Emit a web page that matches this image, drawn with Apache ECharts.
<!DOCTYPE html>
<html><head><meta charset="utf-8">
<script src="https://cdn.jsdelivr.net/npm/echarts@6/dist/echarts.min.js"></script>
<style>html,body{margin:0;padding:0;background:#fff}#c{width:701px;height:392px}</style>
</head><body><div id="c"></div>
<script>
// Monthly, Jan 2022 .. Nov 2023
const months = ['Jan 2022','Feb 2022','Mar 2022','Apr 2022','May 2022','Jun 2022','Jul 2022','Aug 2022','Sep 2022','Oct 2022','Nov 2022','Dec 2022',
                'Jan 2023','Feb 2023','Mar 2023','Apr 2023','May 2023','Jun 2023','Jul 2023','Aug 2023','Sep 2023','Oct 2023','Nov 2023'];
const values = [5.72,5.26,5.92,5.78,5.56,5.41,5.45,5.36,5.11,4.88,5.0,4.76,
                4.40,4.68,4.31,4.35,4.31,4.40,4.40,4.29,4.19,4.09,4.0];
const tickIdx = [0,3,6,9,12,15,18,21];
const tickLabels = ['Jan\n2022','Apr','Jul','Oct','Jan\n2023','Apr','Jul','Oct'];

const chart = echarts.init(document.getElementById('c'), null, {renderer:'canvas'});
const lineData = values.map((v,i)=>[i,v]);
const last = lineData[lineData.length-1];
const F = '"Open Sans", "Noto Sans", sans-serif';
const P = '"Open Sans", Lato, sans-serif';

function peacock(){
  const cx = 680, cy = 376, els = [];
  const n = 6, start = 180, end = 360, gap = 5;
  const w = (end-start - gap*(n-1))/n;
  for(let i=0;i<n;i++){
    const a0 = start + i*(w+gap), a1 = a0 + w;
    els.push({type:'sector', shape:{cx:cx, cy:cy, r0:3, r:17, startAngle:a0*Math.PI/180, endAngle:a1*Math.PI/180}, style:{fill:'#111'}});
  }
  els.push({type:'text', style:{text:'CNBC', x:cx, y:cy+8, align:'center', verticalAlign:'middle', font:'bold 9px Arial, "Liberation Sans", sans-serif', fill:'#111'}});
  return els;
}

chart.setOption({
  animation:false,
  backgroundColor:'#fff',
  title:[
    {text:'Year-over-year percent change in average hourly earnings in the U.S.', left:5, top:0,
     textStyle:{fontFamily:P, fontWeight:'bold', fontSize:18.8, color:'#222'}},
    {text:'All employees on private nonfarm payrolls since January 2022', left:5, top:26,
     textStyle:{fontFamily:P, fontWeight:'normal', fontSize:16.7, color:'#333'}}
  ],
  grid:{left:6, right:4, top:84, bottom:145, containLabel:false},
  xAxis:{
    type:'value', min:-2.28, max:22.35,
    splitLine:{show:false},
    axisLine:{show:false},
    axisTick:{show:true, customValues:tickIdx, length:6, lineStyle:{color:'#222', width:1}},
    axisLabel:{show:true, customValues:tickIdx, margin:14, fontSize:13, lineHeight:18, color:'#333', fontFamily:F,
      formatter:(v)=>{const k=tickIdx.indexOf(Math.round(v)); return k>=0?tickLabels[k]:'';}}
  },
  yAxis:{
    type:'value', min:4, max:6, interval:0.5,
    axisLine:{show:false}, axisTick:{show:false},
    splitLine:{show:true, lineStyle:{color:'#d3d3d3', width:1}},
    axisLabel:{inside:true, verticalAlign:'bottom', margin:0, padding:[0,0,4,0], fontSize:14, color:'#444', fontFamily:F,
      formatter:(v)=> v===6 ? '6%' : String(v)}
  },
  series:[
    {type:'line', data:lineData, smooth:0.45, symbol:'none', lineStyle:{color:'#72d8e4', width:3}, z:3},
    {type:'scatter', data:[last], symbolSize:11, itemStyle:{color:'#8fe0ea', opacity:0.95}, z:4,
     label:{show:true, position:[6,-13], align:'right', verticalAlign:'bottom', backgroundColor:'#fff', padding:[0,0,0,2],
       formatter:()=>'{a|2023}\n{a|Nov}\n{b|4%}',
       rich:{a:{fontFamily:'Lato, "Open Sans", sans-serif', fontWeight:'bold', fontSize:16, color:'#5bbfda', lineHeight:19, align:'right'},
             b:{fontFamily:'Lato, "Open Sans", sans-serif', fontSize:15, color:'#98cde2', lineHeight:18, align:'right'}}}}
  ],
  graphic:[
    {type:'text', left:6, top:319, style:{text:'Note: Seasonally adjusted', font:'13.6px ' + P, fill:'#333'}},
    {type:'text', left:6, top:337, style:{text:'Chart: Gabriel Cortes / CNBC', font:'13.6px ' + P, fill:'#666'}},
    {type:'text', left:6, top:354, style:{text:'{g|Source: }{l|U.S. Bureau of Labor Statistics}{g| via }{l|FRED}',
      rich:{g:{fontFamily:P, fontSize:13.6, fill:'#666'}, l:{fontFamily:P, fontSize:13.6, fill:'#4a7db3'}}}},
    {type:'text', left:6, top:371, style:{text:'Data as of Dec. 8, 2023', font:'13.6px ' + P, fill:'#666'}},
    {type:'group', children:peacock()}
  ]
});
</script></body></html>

___

**Required work**
Extract the listing in its entirety, matching it exactly.

**Exercise response**
Emit a web page that matches this image, drawn with Apache ECharts.
<!DOCTYPE html>
<html><head><meta charset="utf-8">
<script src="https://cdn.jsdelivr.net/npm/echarts@6/dist/echarts.min.js"></script>
<style>html,body{margin:0;padding:0;background:#fff}#c{width:701px;height:392px}</style>
</head><body><div id="c"></div>
<script>
// Monthly, Jan 2022 .. Nov 2023
const months = ['Jan 2022','Feb 2022','Mar 2022','Apr 2022','May 2022','Jun 2022','Jul 2022','Aug 2022','Sep 2022','Oct 2022','Nov 2022','Dec 2022',
                'Jan 2023','Feb 2023','Mar 2023','Apr 2023','May 2023','Jun 2023','Jul 2023','Aug 2023','Sep 2023','Oct 2023','Nov 2023'];
const values = [5.72,5.26,5.92,5.78,5.56,5.41,5.45,5.36,5.11,4.88,5.0,4.76,
                4.40,4.68,4.31,4.35,4.31,4.40,4.40,4.29,4.19,4.09,4.0];
const tickIdx = [0,3,6,9,12,15,18,21];
const tickLabels = ['Jan\n2022','Apr','Jul','Oct','Jan\n2023','Apr','Jul','Oct'];

const chart = echarts.init(document.getElementById('c'), null, {renderer:'canvas'});
const lineData = values.map((v,i)=>[i,v]);
const last = lineData[lineData.length-1];
const F = '"Open Sans", "Noto Sans", sans-serif';
const P = '"Open Sans", Lato, sans-serif';

function peacock(){
  const cx = 680, cy = 376, els = [];
  const n = 6, start = 180, end = 360, gap = 5;
  const w = (end-start - gap*(n-1))/n;
  for(let i=0;i<n;i++){
    const a0 = start + i*(w+gap), a1 = a0 + w;
    els.push({type:'sector', shape:{cx:cx, cy:cy, r0:3, r:17, startAngle:a0*Math.PI/180, endAngle:a1*Math.PI/180}, style:{fill:'#111'}});
  }
  els.push({type:'text', style:{text:'CNBC', x:cx, y:cy+8, align:'center', verticalAlign:'middle', font:'bold 9px Arial, "Liberation Sans", sans-serif', fill:'#111'}});
  return els;
}

chart.setOption({
  animation:false,
  backgroundColor:'#fff',
  title:[
    {text:'Year-over-year percent change in average hourly earnings in the U.S.', left:5, top:0,
     textStyle:{fontFamily:P, fontWeight:'bold', fontSize:18.8, color:'#222'}},
    {text:'All employees on private nonfarm payrolls since January 2022', left:5, top:26,
     textStyle:{fontFamily:P, fontWeight:'normal', fontSize:16.7, color:'#333'}}
  ],
  grid:{left:6, right:4, top:84, bottom:145, containLabel:false},
  xAxis:{
    type:'value', min:-2.28, max:22.35,
    splitLine:{show:false},
    axisLine:{show:false},
    axisTick:{show:true, customValues:tickIdx, length:6, lineStyle:{color:'#222', width:1}},
    axisLabel:{show:true, customValues:tickIdx, margin:14, fontSize:13, lineHeight:18, color:'#333', fontFamily:F,
      formatter:(v)=>{const k=tickIdx.indexOf(Math.round(v)); return k>=0?tickLabels[k]:'';}}
  },
  yAxis:{
    type:'value', min:4, max:6, interval:0.5,
    axisLine:{show:false}, axisTick:{show:false},
    splitLine:{show:true, lineStyle:{color:'#d3d3d3', width:1}},
    axisLabel:{inside:true, verticalAlign:'bottom', margin:0, padding:[0,0,4,0], fontSize:14, color:'#444', fontFamily:F,
      formatter:(v)=> v===6 ? '6%' : String(v)}
  },
  series:[
    {type:'line', data:lineData, smooth:0.45, symbol:'none', lineStyle:{color:'#72d8e4', width:3}, z:3},
    {type:'scatter', data:[last], symbolSize:11, itemStyle:{color:'#8fe0ea', opacity:0.95}, z:4,
     label:{show:true, position:[6,-13], align:'right', verticalAlign:'bottom', backgroundColor:'#fff', padding:[0,0,0,2],
       formatter:()=>'{a|2023}\n{a|Nov}\n{b|4%}',
       rich:{a:{fontFamily:'Lato, "Open Sans", sans-serif', fontWeight:'bold', fontSize:16, color:'#5bbfda', lineHeight:19, align:'right'},
             b:{fontFamily:'Lato, "Open Sans", sans-serif', fontSize:15, color:'#98cde2', lineHeight:18, align:'right'}}}}
  ],
  graphic:[
    {type:'text', left:6, top:319, style:{text:'Note: Seasonally adjusted', font:'13.6px ' + P, fill:'#333'}},
    {type:'text', left:6, top:337, style:{text:'Chart: Gabriel Cortes / CNBC', font:'13.6px ' + P, fill:'#666'}},
    {type:'text', left:6, top:354, style:{text:'{g|Source: }{l|U.S. Bureau of Labor Statistics}{g| via }{l|FRED}',
      rich:{g:{fontFamily:P, fontSize:13.6, fill:'#666'}, l:{fontFamily:P, fontSize:13.6, fill:'#4a7db3'}}}},
    {type:'text', left:6, top:371, style:{text:'Data as of Dec. 8, 2023', font:'13.6px ' + P, fill:'#666'}},
    {type:'group', children:peacock()}
  ]
});
</script></body></html>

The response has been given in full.